The text barely matters. What matters — what made Tudor famous and kept her books in print for decades — are the illustrations: delicate watercolors in an early American style (Tudor deliberately evoked eighteenth- and nineteenth-century New England), populated by rosy-cheeked children in old-fashioned dress, corgis, cats, gardens in full bloom, and landscapes of pastoral perfection. Tudor’s aesthetic was nostalgic from the start — she illustrated not the twentieth century she lived in but the idealized past she wished she inhabited.
And then she made that past real: Tudor spent her adult life on a remote Vermont farm, raising children and corgis, keeping goats, weaving cloth, making candles, celebrating holidays with elaborate handmade rituals — living, as closely as anyone in the twentieth century managed, the pre-industrial domestic life her illustrations depicted. Her fans (numbering in the millions) purchased not merely her books but her vision: the possibility of a slower, simpler, more beautiful life.

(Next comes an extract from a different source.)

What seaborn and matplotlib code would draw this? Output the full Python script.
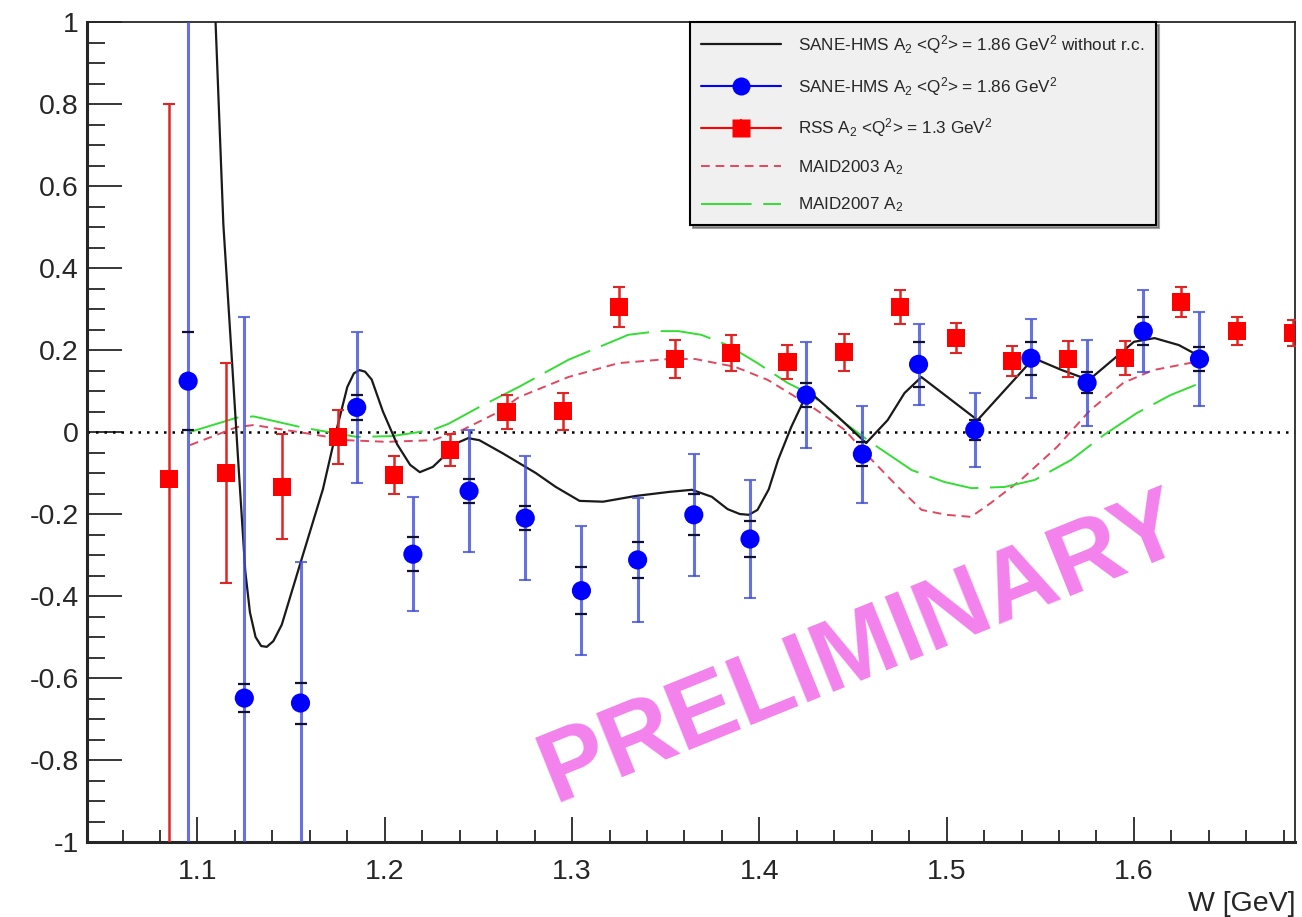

Collecting Pumpkin Moonshine
First edition (Oxford University Press, New York, 1938): Cloth binding with pictorial boards. Illustrated by the author.
Market values:
- First edition (fine condition): $200–$500
- Good condition with some wear: $75–$150
- Signed first edition: $400–$1,000
- Later printings: $15–$40
Tudor’s first book and the most valuable single title in her bibliography. The small first printing, combined with the book’s status as a children’s title (subject to heavy use), makes fine copies genuinely scarce. Tudor collectors — a dedicated community — compete fiercely for early editions.